I was stunned. This was the second time in a year I have received a phone call from a reader because of a photo of a bare-chested child. We are so obsessed (for good reason) by what we don't want the culture to become we also miss what it isn't. Unfortunately, there is child pornography. This is one issue where, no matter how conservative or how liberal we are, we can agree. It is vile and it must be wiped out. But when we militantly begin to insist that an image is pornographic simply because a child pornographer might enjoy it, we let their perverse tastes dominate our lives. There is a world library of cherished images that any sad, sick pervert or pedophile might find prurient, but we cannot let a twisted mind decide the meanings and set the standards for our shared culture.
Sally Mann's photo is not an Ivory soap vision of blissful childhood. It is an unnerving work, the children's attitudes uncertain. It is compelling. Its menace -- if that is the right word -- is subtle. I find it not the least pornographic, or even sexual; I hope and pray that I live in a world where that is true.

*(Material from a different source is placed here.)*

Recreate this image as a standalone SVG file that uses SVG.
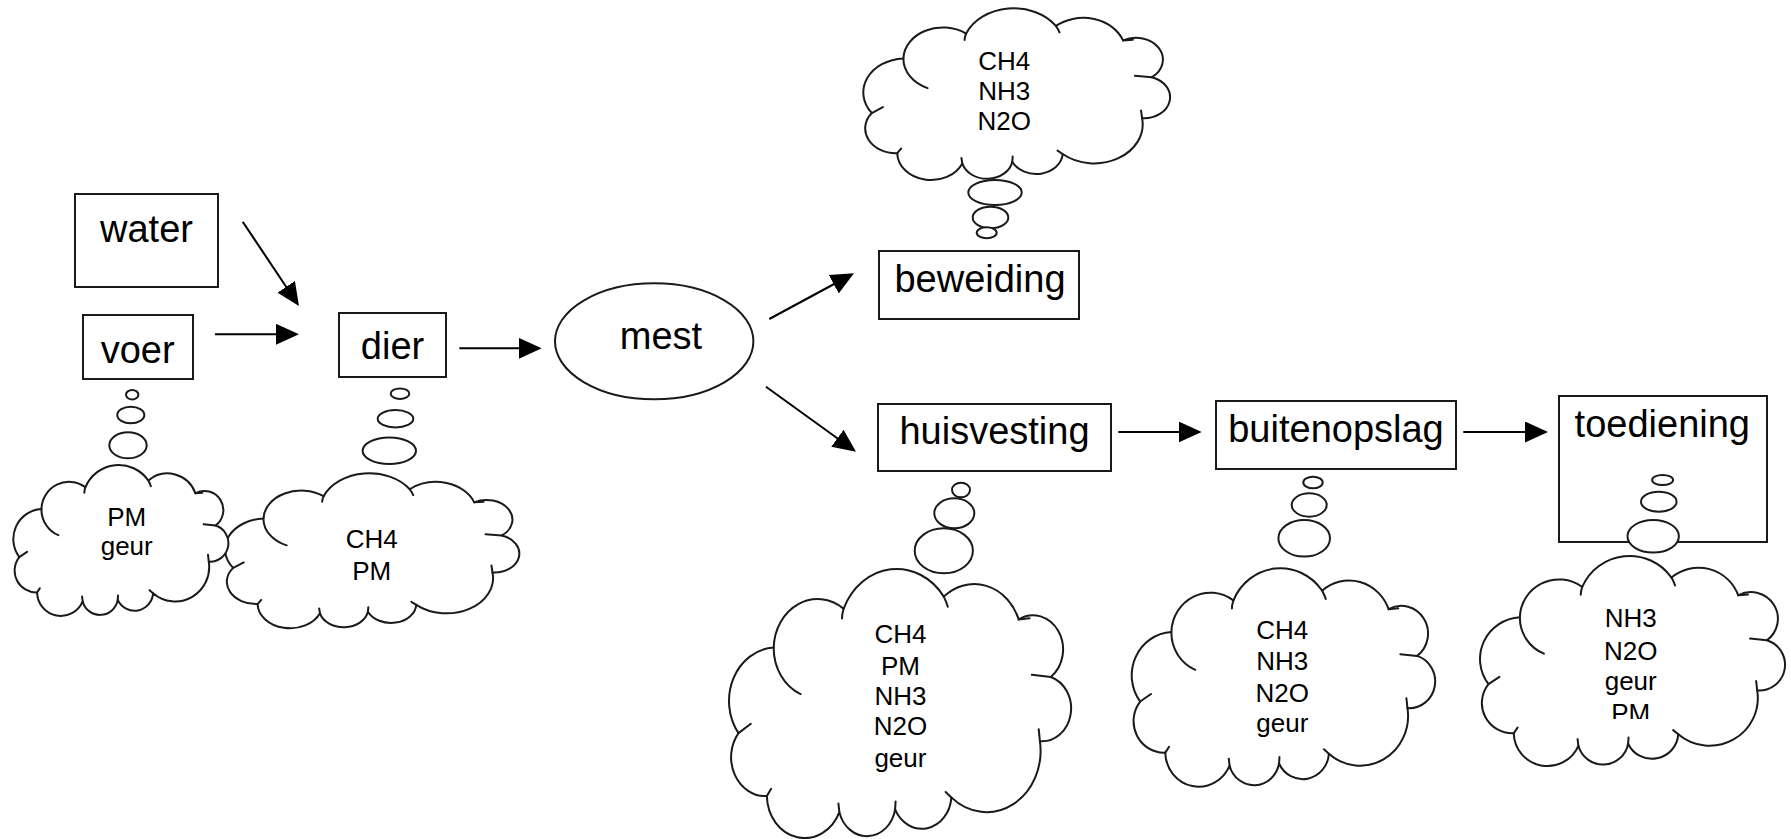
<svg xmlns="http://www.w3.org/2000/svg" width="1791" height="839" viewBox="0 0 1791 839">
<style>
.box{fill:#fff;stroke:#1a1a1a;stroke-width:2}
.lbl{font-family:"Liberation Sans",Arial,sans-serif;font-size:38px;fill:#000;text-anchor:middle}
.ctx{font-family:"Liberation Sans",Arial,sans-serif;font-size:26px;fill:#000;text-anchor:middle}
.bub{fill:#fff;stroke:#1a1a1a;stroke-width:2}
.cl{fill:#fff;stroke:#1a1a1a;stroke-width:2;stroke-linejoin:round}
.tk{fill:none;stroke:#1a1a1a;stroke-width:2;stroke-linecap:round}
.con{stroke:#000;stroke-width:2;fill:none;marker-end:url(#ah)}
</style>
<defs>
<marker id="ah" viewBox="0 0 23 21" refX="11" refY="10.5" markerWidth="23" markerHeight="21" markerUnits="userSpaceOnUse" orient="auto">
<path d="M0,0 L23,10.5 L0,21 Z" fill="#000"/>
</marker>
<clipPath id="pmclip"><rect x="1560" y="690" width="140" height="29"/></clipPath>
</defs>
<rect width="1791" height="839" fill="#fff"/>

<g id="connectors">
<line class="con" x1="242.7" y1="221.7" x2="292.3" y2="296"/>
<line class="con" x1="215" y1="334.3" x2="287" y2="334.3"/>
<line class="con" x1="459.3" y1="348.3" x2="529.7" y2="348.3"/>
<line class="con" x1="769.3" y1="319" x2="843.4" y2="279"/>
<line class="con" x1="766" y1="386.7" x2="846.3" y2="444.7"/>
<line class="con" x1="1118.3" y1="432" x2="1189.7" y2="432"/>
<line class="con" x1="1463.3" y1="432" x2="1536" y2="432"/>
</g>

<g id="water"><rect class="box" x="75" y="194" width="143" height="93"/><text class="lbl" x="146.5" y="241.7">water</text></g>
<g id="voer"><rect class="box" x="83" y="315" width="110" height="64"/><text class="lbl" x="137.7" y="363.3">voer</text></g>
<g id="dier"><rect class="box" x="339" y="313" width="107" height="64"/><text class="lbl" x="392.5" y="359.3">dier</text></g>
<g id="mest"><ellipse class="box" cx="654.2" cy="341.3" rx="99.2" ry="58"/><text class="lbl" x="661" y="349.3">mest</text></g>
<g id="beweiding"><rect class="box" x="879" y="251" width="200" height="68"/><text class="lbl" x="980" y="292">beweiding</text></g>
<g id="huisvesting"><rect class="box" x="878" y="404" width="233" height="67"/><text class="lbl" x="994.5" y="444">huisvesting</text></g>
<g id="buitenopslag"><rect class="box" x="1216" y="401" width="240" height="68"/><text class="lbl" x="1336" y="442">buitenopslag</text></g>
<g id="toediening"><rect class="box" x="1559" y="396" width="208" height="146"/><text class="lbl" x="1662.3" y="436.7">toediening</text></g>

<g id="cloud-dier">
<g transform="translate(223.44,473.8) scale(2.032,1.542)">
<path class="cl" vector-effect="non-scaling-stroke" d="M19.7,29 A18.6,18.6 0 0 1 49.3,14.5 A24.4,24.4 0 0 1 91.7,10 A20,20 0 0 1 123.4,18.5 A12.75,12.75 0 0 1 137,40 A12.3,12.3 0 0 1 132.4,64 A22.9,22.9 0 0 1 94.9,85 A12.5,12.5 0 0 1 71.1,89.5 A12.1,12.1 0 0 1 47.5,90.5 A16,16 0 0 1 16.8,84.5 A14.5,14.5 0 0 1 4.8,61 A20,20 0 0 1 19.7,29 Z"/>
<path class="tk" vector-effect="non-scaling-stroke" d="M19.7,29 A18.6,18.6 0 0 0 31.1,46.4 M49.3,14.5 Q48.6,16.5 48.6,18.2 M91.7,10 Q92.8,12 93.4,13.8 M123.4,18.5 L128,18.1 M137,40 L129,39.2 M132.4,64 L131.9,59.5 M94.9,85 L92.5,83 M71.1,89.5 L71.3,86.5 M47.5,90.5 L47.1,87.3 M16.8,84.5 L18.6,81.8 M4.8,61 L10,57.5"/>
</g>
<ellipse class="bub" cx="400" cy="393.7" rx="9.3" ry="5.3"/>
<ellipse class="bub" cx="395.5" cy="418.7" rx="17.8" ry="8.7"/>
<ellipse class="bub" cx="389.3" cy="450.7" rx="26.7" ry="13.3"/>
<text class="ctx" x="371.7" y="548.3">CH4</text>
<text class="ctx" x="371.7" y="580">PM</text>
</g>

<g id="cloud-voer">
<g transform="translate(12.16,465.48) scale(1.485,1.502)">
<path class="cl" vector-effect="non-scaling-stroke" d="M19.7,29 A18.6,18.6 0 0 1 49.3,14.5 A24.4,24.4 0 0 1 91.7,10 A20,20 0 0 1 123.4,18.5 A12.75,12.75 0 0 1 137,40 A12.3,12.3 0 0 1 132.4,64 A22.9,22.9 0 0 1 94.9,85 A12.5,12.5 0 0 1 71.1,89.5 A12.1,12.1 0 0 1 47.5,90.5 A16,16 0 0 1 16.8,84.5 A14.5,14.5 0 0 1 4.8,61 A20,20 0 0 1 19.7,29 Z"/>
<path class="tk" vector-effect="non-scaling-stroke" d="M19.7,29 A18.6,18.6 0 0 0 31.1,46.4 M49.3,14.5 Q48.6,16.5 48.6,18.2 M91.7,10 Q92.8,12 93.4,13.8 M123.4,18.5 L128,18.1 M137,40 L129,39.2 M132.4,64 L131.9,59.5 M94.9,85 L92.5,83 M71.1,89.5 L71.3,86.5 M47.5,90.5 L47.1,87.3 M16.8,84.5 L18.6,81.8 M4.8,61 L10,57.5"/>
</g>
<ellipse class="bub" cx="132.2" cy="394.7" rx="6.2" ry="4.7"/>
<ellipse class="bub" cx="130.8" cy="415" rx="13.5" ry="8.3"/>
<ellipse class="bub" cx="128" cy="445.3" rx="18.7" ry="13"/>
<text class="ctx" x="126.7" y="526">PM</text>
<text class="ctx" x="126.7" y="555">geur</text>
</g>

<g id="cloud-beweiding">
<g transform="translate(861.67,8.85) scale(2.118,1.708)">
<path class="cl" vector-effect="non-scaling-stroke" d="M19.7,29 A18.6,18.6 0 0 1 49.3,14.5 A24.4,24.4 0 0 1 91.7,10 A20,20 0 0 1 123.4,18.5 A12.75,12.75 0 0 1 137,40 A12.3,12.3 0 0 1 132.4,64 A22.9,22.9 0 0 1 94.9,85 A12.5,12.5 0 0 1 71.1,89.5 A12.1,12.1 0 0 1 47.5,90.5 A16,16 0 0 1 16.8,84.5 A14.5,14.5 0 0 1 4.8,61 A20,20 0 0 1 19.7,29 Z"/>
<path class="tk" vector-effect="non-scaling-stroke" d="M19.7,29 A18.6,18.6 0 0 0 31.1,46.4 M49.3,14.5 Q48.6,16.5 48.6,18.2 M91.7,10 Q92.8,12 93.4,13.8 M123.4,18.5 L128,18.1 M137,40 L129,39.2 M132.4,64 L131.9,59.5 M94.9,85 L92.5,83 M71.1,89.5 L71.3,86.5 M47.5,90.5 L47.1,87.3 M16.8,84.5 L18.6,81.8 M4.8,61 L10,57.5"/>
</g>
<ellipse class="bub" cx="995" cy="192.5" rx="26.7" ry="12.5"/>
<ellipse class="bub" cx="990.5" cy="217.5" rx="17.8" ry="10.8"/>
<ellipse class="bub" cx="986.7" cy="232.8" rx="10" ry="5.5"/>
<text class="ctx" x="1004.3" y="70">CH4</text>
<text class="ctx" x="1004.3" y="99.5">NH3</text>
<text class="ctx" x="1004.3" y="130">N2O</text>
</g>

<g id="cloud-huisvesting">
<g transform="translate(727.18,569.86) scale(2.362,2.677)">
<path class="cl" vector-effect="non-scaling-stroke" d="M19.7,29 A18.6,18.6 0 0 1 49.3,14.5 A24.4,24.4 0 0 1 91.7,10 A20,20 0 0 1 123.4,18.5 A12.75,12.75 0 0 1 137,40 A12.3,12.3 0 0 1 132.4,64 A22.9,22.9 0 0 1 94.9,85 A12.5,12.5 0 0 1 71.1,89.5 A12.1,12.1 0 0 1 47.5,90.5 A16,16 0 0 1 16.8,84.5 A14.5,14.5 0 0 1 4.8,61 A20,20 0 0 1 19.7,29 Z"/>
<path class="tk" vector-effect="non-scaling-stroke" d="M19.7,29 A18.6,18.6 0 0 0 31.1,46.4 M49.3,14.5 Q48.6,16.5 48.6,18.2 M91.7,10 Q92.8,12 93.4,13.8 M123.4,18.5 L128,18.1 M137,40 L129,39.2 M132.4,64 L131.9,59.5 M94.9,85 L92.5,83 M71.1,89.5 L71.3,86.5 M47.5,90.5 L47.1,87.3 M16.8,84.5 L18.6,81.8 M4.8,61 L10,57.5"/>
</g>
<ellipse class="bub" cx="961" cy="490" rx="9" ry="7.3"/>
<ellipse class="bub" cx="954.3" cy="513.3" rx="20" ry="15"/>
<ellipse class="bub" cx="943.8" cy="550.8" rx="29.1" ry="22.5"/>
<text class="ctx" x="900.4" y="643.3">CH4</text>
<text class="ctx" x="900.4" y="675">PM</text>
<text class="ctx" x="900.4" y="705">NH3</text>
<text class="ctx" x="900.4" y="735">N2O</text>
<text class="ctx" x="900.4" y="766.7">geur</text>
</g>

<g id="cloud-buitenopslag">
<g transform="translate(1130.09,569) scale(2.095,2.173)">
<path class="cl" vector-effect="non-scaling-stroke" d="M19.7,29 A18.6,18.6 0 0 1 49.3,14.5 A24.4,24.4 0 0 1 91.7,10 A20,20 0 0 1 123.4,18.5 A12.75,12.75 0 0 1 137,40 A12.3,12.3 0 0 1 132.4,64 A22.9,22.9 0 0 1 94.9,85 A12.5,12.5 0 0 1 71.1,89.5 A12.1,12.1 0 0 1 47.5,90.5 A16,16 0 0 1 16.8,84.5 A14.5,14.5 0 0 1 4.8,61 A20,20 0 0 1 19.7,29 Z"/>
<path class="tk" vector-effect="non-scaling-stroke" d="M19.7,29 A18.6,18.6 0 0 0 31.1,46.4 M49.3,14.5 Q48.6,16.5 48.6,18.2 M91.7,10 Q92.8,12 93.4,13.8 M123.4,18.5 L128,18.1 M137,40 L129,39.2 M132.4,64 L131.9,59.5 M94.9,85 L92.5,83 M71.1,89.5 L71.3,86.5 M47.5,90.5 L47.1,87.3 M16.8,84.5 L18.6,81.8 M4.8,61 L10,57.5"/>
</g>
<ellipse class="bub" cx="1313" cy="482.5" rx="9.7" ry="5.8"/>
<ellipse class="bub" cx="1309.2" cy="505" rx="17.5" ry="11.7"/>
<ellipse class="bub" cx="1304.2" cy="538.3" rx="25.8" ry="18.3"/>
<text class="ctx" x="1282.3" y="639">CH4</text>
<text class="ctx" x="1282.3" y="670">NH3</text>
<text class="ctx" x="1282.3" y="701.7">N2O</text>
<text class="ctx" x="1282.3" y="731.7">geur</text>
</g>

<g id="cloud-toediening">
<g transform="translate(1478.38,556.67) scale(2.106,2.09)">
<path class="cl" vector-effect="non-scaling-stroke" d="M19.7,29 A18.6,18.6 0 0 1 49.3,14.5 A24.4,24.4 0 0 1 91.7,10 A20,20 0 0 1 123.4,18.5 A12.75,12.75 0 0 1 137,40 A12.3,12.3 0 0 1 132.4,64 A22.9,22.9 0 0 1 94.9,85 A12.5,12.5 0 0 1 71.1,89.5 A12.1,12.1 0 0 1 47.5,90.5 A16,16 0 0 1 16.8,84.5 A14.5,14.5 0 0 1 4.8,61 A20,20 0 0 1 19.7,29 Z"/>
<path class="tk" vector-effect="non-scaling-stroke" d="M19.7,29 A18.6,18.6 0 0 0 31.1,46.4 M49.3,14.5 Q48.6,16.5 48.6,18.2 M91.7,10 Q92.8,12 93.4,13.8 M123.4,18.5 L128,18.1 M137,40 L129,39.2 M132.4,64 L131.9,59.5 M94.9,85 L92.5,83 M71.1,89.5 L71.3,86.5 M47.5,90.5 L47.1,87.3 M16.8,84.5 L18.6,81.8 M4.8,61 L10,57.5"/>
</g>
<ellipse class="bub" cx="1662.6" cy="480" rx="10.5" ry="5"/>
<ellipse class="bub" cx="1658.8" cy="501.7" rx="17.8" ry="10"/>
<ellipse class="bub" cx="1653.2" cy="536.3" rx="25.7" ry="16.3"/>
<text class="ctx" x="1630.7" y="626.7">NH3</text>
<text class="ctx" x="1630.7" y="660">N2O</text>
<text class="ctx" x="1630.7" y="690">geur</text>
<text class="ctx" x="1630.7" y="722" clip-path="url(#pmclip)">PM</text>
</g>
</svg>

I was rude to the caller. I should have listened more carefully. In a world where many feel the very moral core is crumbling, our children are our most threatened and cherished asset. (I don't think the moral core is crumbling, but that's another story.) But there is a power to photographs and argument as to their meaning. The controversy over the photograph on the cover serves as an introduction to Rebecca Cohen's thoughtful piece that explores these very issues.